A heartbreaking scene from The Elephant Man shows Doctor Frederick Treves displaying the misshapen Joseph Merrick before his medical colleagues, outlining in detail every ghastly bulge of bone and warp of flesh. Only later does Treves come to understand that Merrick is a man of sensitivity and not a lab specimen, and that the manner in which he had put him on display was cruel. It brings to mind something my brother once said - though I'm afraid I can only remember five words of it, and I forget completely the context and story they were attached to. They are good words, and can be attached to many stories, and those who want to be gracious will often find them useful. They are, "Let him have his dignity."

Pastor's Page: March 24, 2009

Graciousness 1: Putting A Stranger At Ease

A friend suggested that I write a few words about graciousness, and I will try to oblige. It happens to be one of my favorite virtues. When I see someone practicing it I feel like Salieri listening to the music of Mozart, because I think, "Oh, that's good, very good - I wish I could do that!" Lord willing, I'll spend the next few weeks outlining some features of gracious behavior.

One thing that gracious people do is put guests and strangers at ease. Jerks of course do the opposite - they make them uncomfortable. In The Voyage of the Dawn Treader C. S. Lewis writes that the bully Eustace Scrubb was glad to hear that his cousins were coming, because "he knew that there are dozens of ways to give people a bad time if you are in your own home and they are only visitors." This is true. When you are on your own turf - home, school, church, basketball court - you get to set all the terms and guests can't do anything about it, which makes it easy to be mean to them. Like at the University of Iowa stadium, where school officials painted everything in the visitors' locker room - walls, carpet, shower stalls, urinals, everything - an unmanly hue of pink just to annoy visiting teams.

But ungracious people find that they do not need to be actively hostile when simple negligence will do the job. Some churches are masters of this. I like to tell the story of the time I visited a church in North Dakota 25 years ago. I arrived early, went to Sunday School and the worship service, stayed afterwards, and literally not one person said hello to me. Shortly before I left, a man greeted me and we spoke briefly - and it turned out to be a first-time visitor like myself! So I never went back. By contrast, I recall the thoughtful practice of a gracious pastor I knew in college. He said that at church events he always went to the bulletin board to see if anyone was hanging out there. He explained that when new people couldn't find anyone to talk to, they tended to go read notices and missionary letters on the bulletin board because it was so awkward to stand around doing nothing when everyone else was talking to people they already knew.
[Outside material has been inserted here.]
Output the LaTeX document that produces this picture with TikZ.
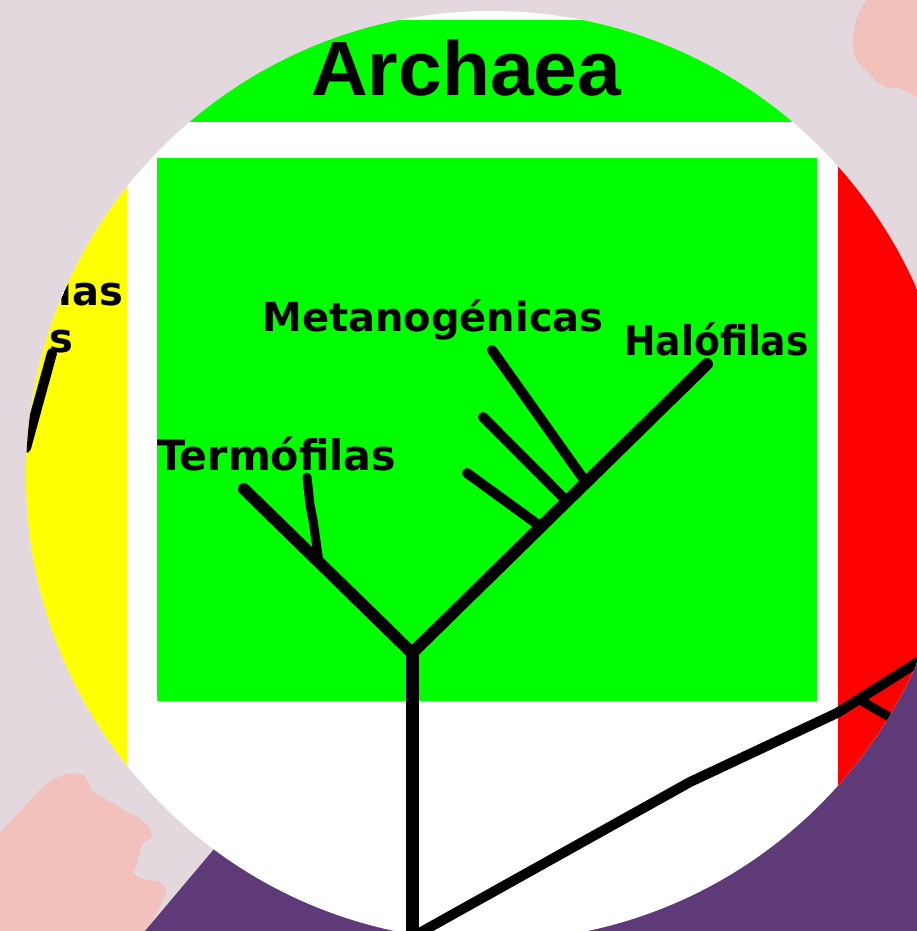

A new friend helped me like that once. Shortly before my wedding I was taken out to dinner by friends of my wife who had all known each other for years. At the restaurant they spoke, at length, and exclusively to each other, about friends of theirs from high school. I sat silently of course with nothing to contribute. But when Clark Hawley arrived he started talking to me and deliberately turned the conversation toward mutual interests. (Afterward he mentioned how displeased he was that his friends would invite me to dinner and do nothing but talk about people I had never heard of!) Clark's technique was flawless, and I have tried to imitate it and teach it to my sons. A gracious man at dinner tailors his conversation to include everyone - especially the guest who lacks the common experience of old friends.

In The Last Battle C. S. Lewis illustrates the graciousness of Jewel the Unicorn by the way the kind creature treats Puzzle, a slow-witted donkey: "Jewel, being a Unicorn and therefore one of the noblest and most delicate of beasts, had been very kind to [Puzzle], talking to him about things of the sort they could both understand like grass and sugar and the care of one's hoofs."

God grant us all that graciousness of spirit that welcomes the stranger, seeks common ground with him, and does everything possible to put him at ease.